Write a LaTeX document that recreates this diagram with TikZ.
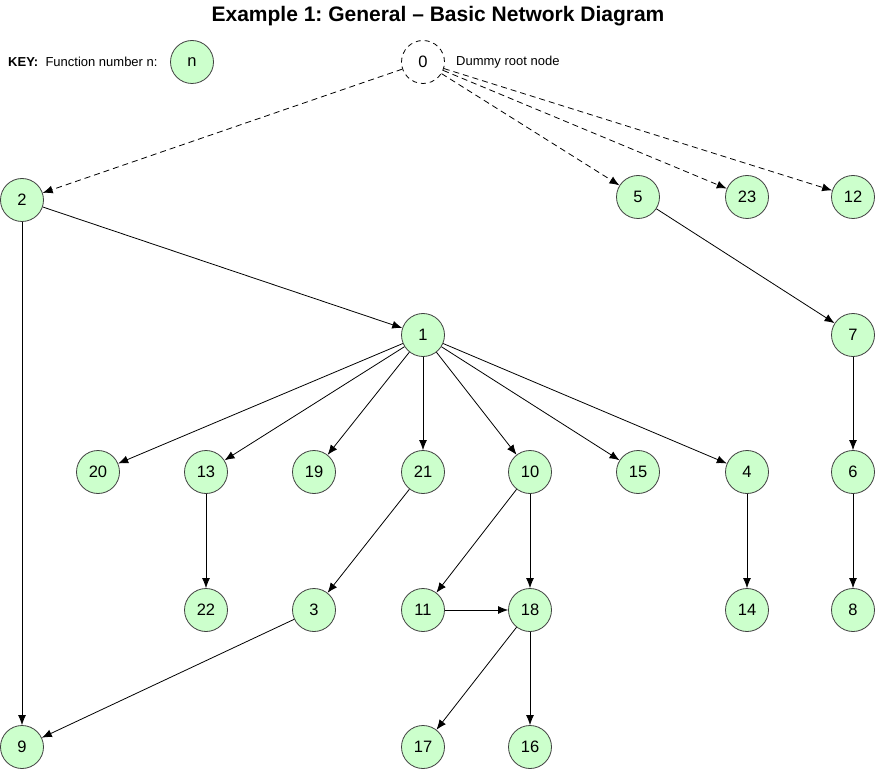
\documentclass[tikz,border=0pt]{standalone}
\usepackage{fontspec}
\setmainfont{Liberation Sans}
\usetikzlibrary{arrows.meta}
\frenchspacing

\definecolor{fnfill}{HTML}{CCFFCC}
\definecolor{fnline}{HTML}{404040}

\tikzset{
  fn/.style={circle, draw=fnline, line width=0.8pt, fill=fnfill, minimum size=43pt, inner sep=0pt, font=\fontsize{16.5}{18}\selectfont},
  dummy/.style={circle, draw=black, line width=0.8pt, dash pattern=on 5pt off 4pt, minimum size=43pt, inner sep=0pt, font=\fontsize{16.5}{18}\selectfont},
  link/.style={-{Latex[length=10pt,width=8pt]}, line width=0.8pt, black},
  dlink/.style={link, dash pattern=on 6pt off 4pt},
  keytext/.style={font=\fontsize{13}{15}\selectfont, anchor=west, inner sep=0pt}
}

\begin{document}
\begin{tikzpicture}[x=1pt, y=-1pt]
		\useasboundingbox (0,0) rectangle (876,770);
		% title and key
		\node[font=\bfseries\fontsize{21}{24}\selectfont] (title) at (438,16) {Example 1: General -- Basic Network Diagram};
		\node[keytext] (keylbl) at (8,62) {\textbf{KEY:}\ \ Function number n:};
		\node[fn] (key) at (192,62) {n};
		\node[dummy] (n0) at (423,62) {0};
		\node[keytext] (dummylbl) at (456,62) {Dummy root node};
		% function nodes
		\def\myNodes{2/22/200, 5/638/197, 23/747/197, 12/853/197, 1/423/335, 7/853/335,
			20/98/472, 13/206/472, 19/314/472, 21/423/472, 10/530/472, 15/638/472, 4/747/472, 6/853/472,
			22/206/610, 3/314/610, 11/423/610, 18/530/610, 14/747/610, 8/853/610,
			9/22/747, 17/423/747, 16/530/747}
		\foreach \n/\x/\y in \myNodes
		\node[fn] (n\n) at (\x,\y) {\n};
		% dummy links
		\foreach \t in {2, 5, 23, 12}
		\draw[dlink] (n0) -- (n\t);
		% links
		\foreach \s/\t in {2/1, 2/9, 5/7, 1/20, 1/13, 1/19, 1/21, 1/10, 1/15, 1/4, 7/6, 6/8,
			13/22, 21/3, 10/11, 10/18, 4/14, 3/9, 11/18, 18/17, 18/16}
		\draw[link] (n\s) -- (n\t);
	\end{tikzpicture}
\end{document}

----

- _Your task_:
Omit pictures; set down the rest of the material word for word.

- _Reply_:
Write a LaTeX document that recreates this diagram with TikZ.
\documentclass[tikz,border=0pt]{standalone}
\usepackage{fontspec}
\setmainfont{Liberation Sans}
\usetikzlibrary{arrows.meta}
\frenchspacing

\definecolor{fnfill}{HTML}{CCFFCC}
\definecolor{fnline}{HTML}{404040}

\tikzset{
  fn/.style={circle, draw=fnline, line width=0.8pt, fill=fnfill, minimum size=43pt, inner sep=0pt, font=\fontsize{16.5}{18}\selectfont},
  dummy/.style={circle, draw=black, line width=0.8pt, dash pattern=on 5pt off 4pt, minimum size=43pt, inner sep=0pt, font=\fontsize{16.5}{18}\selectfont},
  link/.style={-{Latex[length=10pt,width=8pt]}, line width=0.8pt, black},
  dlink/.style={link, dash pattern=on 6pt off 4pt},
  keytext/.style={font=\fontsize{13}{15}\selectfont, anchor=west, inner sep=0pt}
}

\begin{document}
\begin{tikzpicture}[x=1pt, y=-1pt]
		\useasboundingbox (0,0) rectangle (876,770);
		% title and key
		\node[font=\bfseries\fontsize{21}{24}\selectfont] (title) at (438,16) {Example 1: General -- Basic Network Diagram};
		\node[keytext] (keylbl) at (8,62) {\textbf{KEY:}\ \ Function number n:};
		\node[fn] (key) at (192,62) {n};
		\node[dummy] (n0) at (423,62) {0};
		\node[keytext] (dummylbl) at (456,62) {Dummy root node};
		% function nodes
		\def\myNodes{2/22/200, 5/638/197, 23/747/197, 12/853/197, 1/423/335, 7/853/335,
			20/98/472, 13/206/472, 19/314/472, 21/423/472, 10/530/472, 15/638/472, 4/747/472, 6/853/472,
			22/206/610, 3/314/610, 11/423/610, 18/530/610, 14/747/610, 8/853/610,
			9/22/747, 17/423/747, 16/530/747}
		\foreach \n/\x/\y in \myNodes
		\node[fn] (n\n) at (\x,\y) {\n};
		% dummy links
		\foreach \t in {2, 5, 23, 12}
		\draw[dlink] (n0) -- (n\t);
		% links
		\foreach \s/\t in {2/1, 2/9, 5/7, 1/20, 1/13, 1/19, 1/21, 1/10, 1/15, 1/4, 7/6, 6/8,
			13/22, 21/3, 10/11, 10/18, 4/14, 3/9, 11/18, 18/17, 18/16}
		\draw[link] (n\s) -- (n\t);
	\end{tikzpicture}
\end{document}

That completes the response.